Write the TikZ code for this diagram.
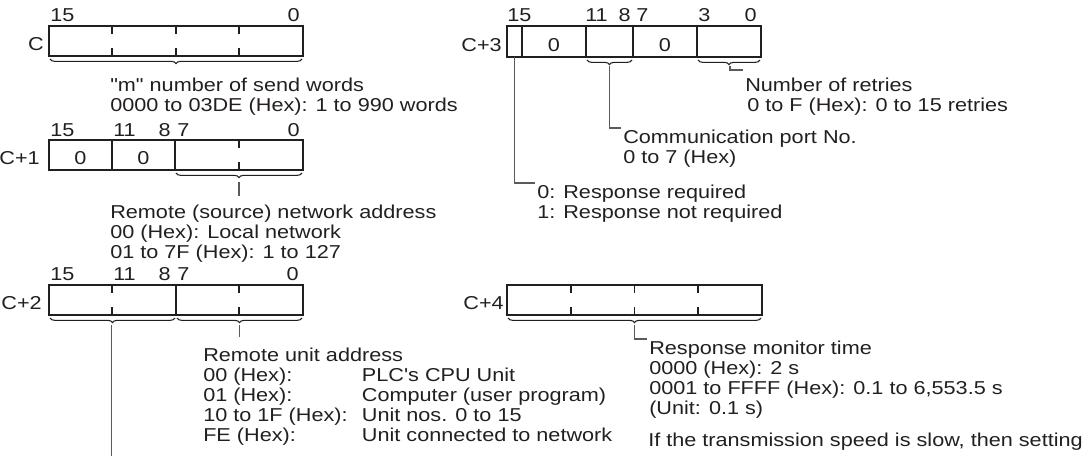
\documentclass[tikz,border=0pt]{standalone}
\usepackage{fontspec}
\setmainfont{Liberation Sans}[FakeStretch=1.16,Ligatures=TeXOff]
\usetikzlibrary{decorations.pathreplacing,positioning}
\definecolor{regink}{RGB}{35,31,32}
\definecolor{regleader}{RGB}{90,90,90}

\begin{document}
\begin{tikzpicture}[x=0.75pt,y=-0.75pt,line join=miter,
  txt/.style={font=\fontsize{14}{15}\selectfont,text=regink,inner sep=0pt,align=left},
  regbox/.style={draw=regink,line width=1pt},
  bitmark/.style={draw=regink,line width=0.9pt},
  underbrace/.style={draw=regink,line width=0.8pt,decorate,
    decoration={brace,mirror,amplitude=3.5pt}},
  leader/.style={draw=regleader,line width=0.8pt},
  tag/.style={txt,inner sep=1.5pt,anchor=north west}]
 \useasboundingbox (0,0) rectangle (1090,455);

 % word C
 \draw[regbox] (49,26) rectangle (303,56);
 \foreach \x in {112,176,239}
  \draw[bitmark] (\x,26) -- ++(0,8) (\x,56) -- ++(0,-8);
 \node[txt,anchor=base west] (c15) at (50,21.5) {15};
 \node[txt,anchor=base east] (c0) at (300,21.5) {0};
 \node[txt,anchor=base east] (cname) at (44,50.5) {C};
 \draw[underbrace] (50,59) -- (302,59);
 \node[txt,anchor=base west] (csend) at (110,111)
  {"m" number of send words\\0000 to 03DE (Hex): 1 to 990 words};

 % word C+1
 \draw[regbox] (49,140) rectangle (303,170);
 \draw[bitmark] (112,140) -- (112,170) (175,140) -- (175,170);
 \draw[bitmark] (239,140) -- ++(0,8) (239,170) -- ++(0,-8);
 \node[txt,anchor=base west] (a15) at (50,136) {15};
 \node[txt,anchor=base west] (a11) at (113,136) {11};
 \node[txt,anchor=base east] (a8) at (171,136) {8};
 \node[txt,anchor=base west] (a7) at (177,136) {7};
 \node[txt,anchor=base east] (a0) at (300,136) {0};
 \node[txt,anchor=base east] (aname) at (40,164.5) {C+1};
 \node[txt,anchor=base] (azero1) at (80.5,164.5) {0};
 \node[txt,anchor=base] (azero2) at (143.5,164.5) {0};
 \draw[underbrace] (176,173) -- (302,173);
 \coordinate (atip) at (239,182);
 \draw[leader] (atip) -- ++(0,14);
 \node[txt,anchor=base west] (anet) at (110,258.5)
  {Remote (source) network address\\00 (Hex): Local network\\01 to 7F (Hex): 1 to 127};

 % word C+2
 \draw[regbox] (49,285) rectangle (303,315);
 \draw[bitmark] (176,285) -- (176,315);
 \foreach \x in {112,239}
  \draw[bitmark] (\x,285) -- ++(0,8) (\x,315) -- ++(0,-8);
 \node[txt,anchor=base west] (b15) at (50,280.5) {15};
 \node[txt,anchor=base west] (b11) at (113,280.5) {11};
 \node[txt,anchor=base east] (b8) at (171,280.5) {8};
 \node[txt,anchor=base west] (b7) at (177,280.5) {7};
 \node[txt,anchor=base east] (b0) at (299,280.5) {0};
 \node[txt,anchor=base east] (bname) at (42,309.5) {C+2};
 \draw[underbrace] (50,318) -- (175,318);
 \draw[underbrace] (177,318) -- (302,318);
 \coordinate (btipl) at (111.5,325);
 \coordinate (btipr) at (239.5,325);
 \coordinate (bdown) at (111.5,470);
 \draw[leader] (btipl) -- (bdown);
 \draw[leader] (btipr) -- ++(0,12);
 \node[txt,anchor=base west] (bunit) at (203,441)
  {Remote unit address\\
   \makebox[119pt][l]{00 (Hex):}PLC's CPU Unit\\
   \makebox[119pt][l]{01 (Hex):}Computer (user program)\\
   \makebox[119pt][l]{10 to 1F (Hex):}Unit nos. 0 to 15\\
   \makebox[119pt][l]{FE (Hex):}Unit connected to network};

 % word C+3
 \draw[regbox] (507,26) rectangle (761,57);
 \foreach \x in {522,586,633,697}
  \draw[bitmark] (\x,26) -- (\x,57);
 \node[txt,anchor=base west] (d15) at (507,21.5) {15};
 \node[txt,anchor=base west] (d11) at (585,21.5) {11};
 \node[txt,anchor=base east] (d8) at (631,21.5) {8};
 \node[txt,anchor=base west] (d7) at (636,21.5) {7};
 \node[txt,anchor=base west] (d3) at (698,21.5) {3};
 \node[txt,anchor=base east] (d0) at (757,21.5) {0};
 \node[txt,anchor=base east] (dname) at (502,51.5) {C+3};
 \node[txt,anchor=base] (dzero1) at (554,51.5) {0};
 \node[txt,anchor=base] (dzero2) at (665,51.5) {0};
 \draw[underbrace] (587,60) -- (632,60);
 \draw[underbrace] (698,60) -- (760,60);
 \coordinate (dbit) at (514.5,57);
 \coordinate (dtipp) at (609.5,66);
 \coordinate (dtipr) at (730,66);
 \node[tag] (retry) at (743,76)
  {Number of retries\\\hspace{1.5pt}0 to F (Hex): 0 to 15 retries};
 \node[tag] (port) at (621,128) {Communication port No.\\0 to 7 (Hex)};
 \node[tag] (resp) at (535,183) {0: Response required\\1: Response not required};
 \draw[leader] (dtipr) |- ([yshift=4.5pt]retry.north west);
 \draw[leader] (dtipp) |- (port.north west);
 \draw[leader] (dbit) |- (resp.north west);

 % word C+4
 \draw[regbox] (507,285) rectangle (762,315);
 \foreach \x in {571,634.5,698}
  \draw[bitmark] (\x,285) -- ++(0,8) (\x,315) -- ++(0,-8);
 \node[txt,anchor=base east] (ename) at (504,309.5) {C+4};
 \draw[underbrace] (508,318) -- (761,318);
 \coordinate (etip) at (634.5,325);
 \node[tag] (mon) at (647,339)
  {Response monitor time\\0000 (Hex): 2 s\\0001 to FFFF (Hex): 0.1 to 6,553.5 s\\(Unit: 0.1 s)};
 \draw[leader] (etip) |- (mon.north west);
 \node[txt,anchor=base west] (slow) at (648,446.5)
  {If the transmission speed is slow, then setting};
\end{tikzpicture}
\end{document}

===============

■ EXERCISE: Write out exactly the opening lines of the data, stopping after the line that holds "(0,0) rectangle (1090,455);". Exclude pictures.

■ RESULT FOR THIS EXERCISE:
Write the TikZ code for this diagram.
\documentclass[tikz,border=0pt]{standalone}
\usepackage{fontspec}
\setmainfont{Liberation Sans}[FakeStretch=1.16,Ligatures=TeXOff]
\usetikzlibrary{decorations.pathreplacing,positioning}
\definecolor{regink}{RGB}{35,31,32}
\definecolor{regleader}{RGB}{90,90,90}

\begin{document}
\begin{tikzpicture}[x=0.75pt,y=-0.75pt,line join=miter,
  txt/.style={font=\fontsize{14}{15}\selectfont,text=regink,inner sep=0pt,align=left},
  regbox/.style={draw=regink,line width=1pt},
  bitmark/.style={draw=regink,line width=0.9pt},
  underbrace/.style={draw=regink,line width=0.8pt,decorate,
    decoration={brace,mirror,amplitude=3.5pt}},
  leader/.style={draw=regleader,line width=0.8pt},
  tag/.style={txt,inner sep=1.5pt,anchor=north west}]
 \useasboundingbox (0,0) rectangle (1090,455);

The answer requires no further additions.